Gatsby Retail Limited v The Edinburgh Woollen Mill Limited
This recent decision from the Court of Session highlights that landlords’ subsequent dealings with dilapidated property is relevant to measuring the level of loss caused to them by an outgoing tenant. It also serves as a useful reminder to landlords that, when negotiating terms with a new tenant, they should take care to avoid inadvertently prejudicing their dilapidation claim against a former tenant.
EWM was a former tenant of Gatsby’s commercial premises on Princes Street, Edinburgh. When EWM vacated the premises, Gatsby served a schedule of dilapidations identifying that works valued at around £170,000 were required to bring the premises in line with EWM’s repairing obligations.
Before matters were resolved between Gatsby and EWM, Gatsby granted a lease of the premises to Café Nero (“Nero”). As part of the new lease arrangements, Gatsby paid Nero £110,000 as a contribution towards the costs of the “Tenants Works”. “Tenants Works” were defined in the lease as “the fitting out works to the property”.

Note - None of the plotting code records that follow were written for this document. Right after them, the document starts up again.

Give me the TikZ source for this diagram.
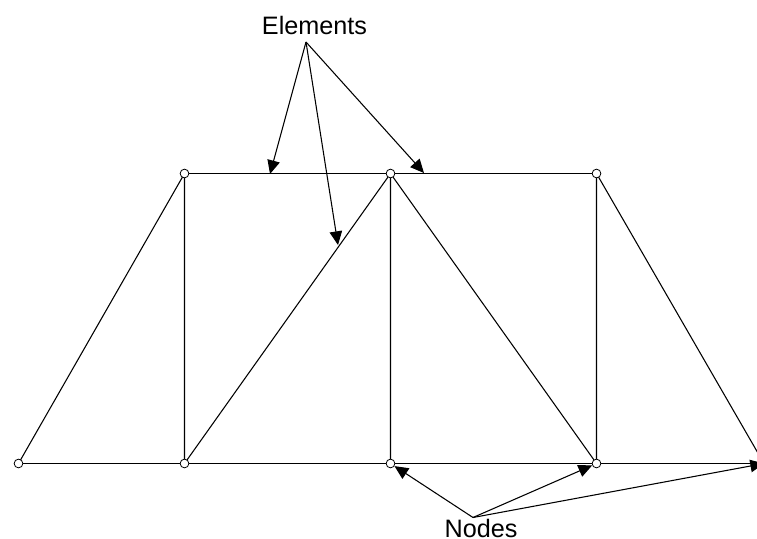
\documentclass[tikz,border=0pt]{standalone}
\usepackage{fontspec}
\setmainfont{Liberation Sans}
\usetikzlibrary{arrows.meta}
\tikzset{
  joint/.style={circle, draw, fill=white, inner sep=0pt, minimum size=2.3mm, line width=0.6pt},
  pointer/.style={-{Triangle[length=3.6mm,width=3.3mm]}, line width=0.8pt},
  member/.style={line width=0.8pt},
  caption/.style={font=\fontsize{18.9pt}{21pt}\selectfont, inner sep=0pt}
}
\begin{document}
\begin{tikzpicture}[x=0.75pt, y=-0.75pt]
  \useasboundingbox (0,0) rectangle (757,539);
  \clip (0,0) rectangle (757,539);
  % Free ends of the pointers
  \coordinate (E) at (306,42);
  \coordinate (N) at (473,517.5);
  \coordinate (P1) at (270,174);
  \coordinate (P2) at (338,245);
  \coordinate (P3) at (424,173);
  \coordinate (n5) at (764,463.5);
  
  % Members
  \coordinate (a0) at (18.5,463.5);
  \coordinate (a1) at (184.5,463.5);
  \coordinate (a2) at (390.5,463.5);
  \coordinate (a3) at (596.5,463.5);
  \coordinate (b1) at (184.5,173.5);
  \coordinate (b2) at (390.5,173.5);
  \coordinate (b3) at (596.5,173.5);
  \draw[member] (a0) -- (n5);
  \draw[member] (b1) -- (b3);
  \draw[member] (a0) -- (b1) -- (a1) -- (b2) -- (a2);
  \draw[member] (b2) -- (a3) -- (b3) -- (n5);
  
  % Joints
  \foreach \p/\q in {a0/A0, a1/A1, a2/A2, a3/A3, b1/B1, b2/B2, b3/B3}
    \node[joint] (\q) at (\p) {};
  
  % Labels
  \node[caption] (elements) at (314.5,25) {Elements};
  \node[caption] (nodes) at (481,528.5) {Nodes};
  
  % Pointers
  \draw[pointer] (E) -- (P1);
  \draw[pointer] (E) -- (P2);
  \draw[pointer] (E) -- (P3);
  \draw[pointer] (N) -- (A2);
  \draw[pointer] (N) -- (A3);
  \draw[pointer] (N) -- (n5);
\end{tikzpicture}
\end{document}
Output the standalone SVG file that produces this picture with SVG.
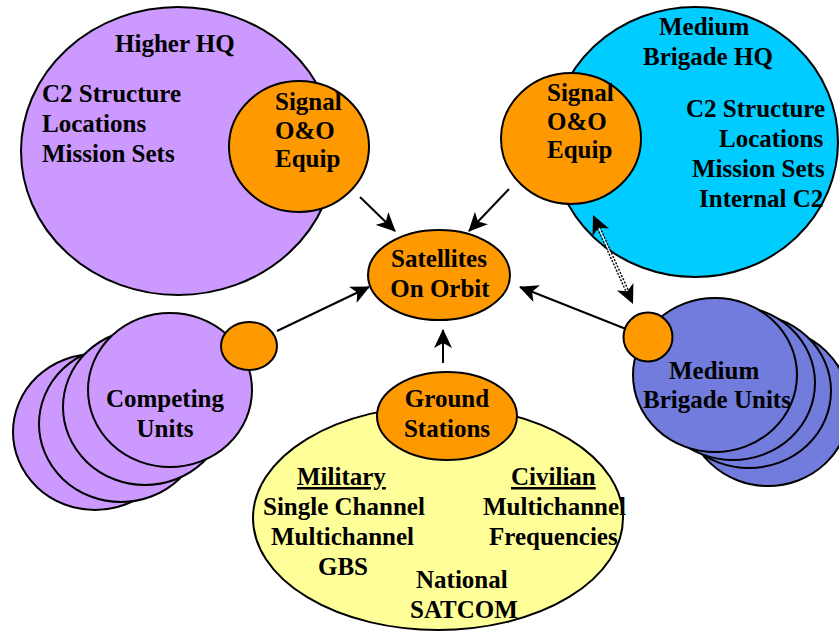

Gatsby then sued EWM in the Court of Session seeking recovery of damages in the amount of £110,000. Gatsby’s rationale was that, as a consequence of the terms of the new lease with Nero, it would now not be required to spend £170,000 on repairs but it had been required to spend £110,000 as a consequence of EWM’s failures – the lower sum was therefore its true loss.
EWM argued that the case against it ought to be dismissed.
Under the new lease, Nero had accepted the premises “in their present condition and state of repair”. According to EWM, the description of the £110,000 payment as being for “fitting out” works demonstrated that Gatsby did not make the payment to remedy repairs flowing from EWM’s breach. Fitting out works were, in EWM’s view, “paradigmatically not works that were the product” of any loss that it may have caused.
EWM relied on the entire agreement clause in the Nero lease, arguing that it meant the missives of lease between Gatsby and Nero were conclusive in respect of the nature of the £110,000 payment – the payment was a contribution to fitting out works and Gatsby could not now claim it was to cover dilapidation works.
The court held that the entire agreement clause did not have the effect claimed by EWM. A standard entire agreement clause precludes contracting parties from seeking to invoke extraneous matters in order to argue additional (or different) contractual terms. The court did not consider that to be what Gatsby was trying to do and, in any event, this was not an issue between the two parties to the lease.
It has been long recognised that the appropriate measure of loss to a landlord in dilapidation claims is fact specific. If the landlord can re-let the subjects without any diminution in rent and without having to offer its new tenant some other commercial sweetener, it may not suffer a loss at all. Gatsby’s position in this case is consistent with that approach – it essentially seeks to prove that its true loss is the payment it made to its new tenant as a consequence of the dilapidated state of the premises.
This case also shows the importance of considering the wider commercial context when drafting and negotiating new lease documents. Whilst ultimately unsuccessful, EWM saw an opportunity to use the terms of the new lease to challenge the entire basis of Gatsby’s action. Agents acting on behalf of outgoing tenants will be on the lookout for technical arguments with a view to improving their client’s bargaining power. Landlords and their agents should be careful not to leave themselves exposed unnecessarily by accurately recording the basis upon which sweeteners to new tenants were made.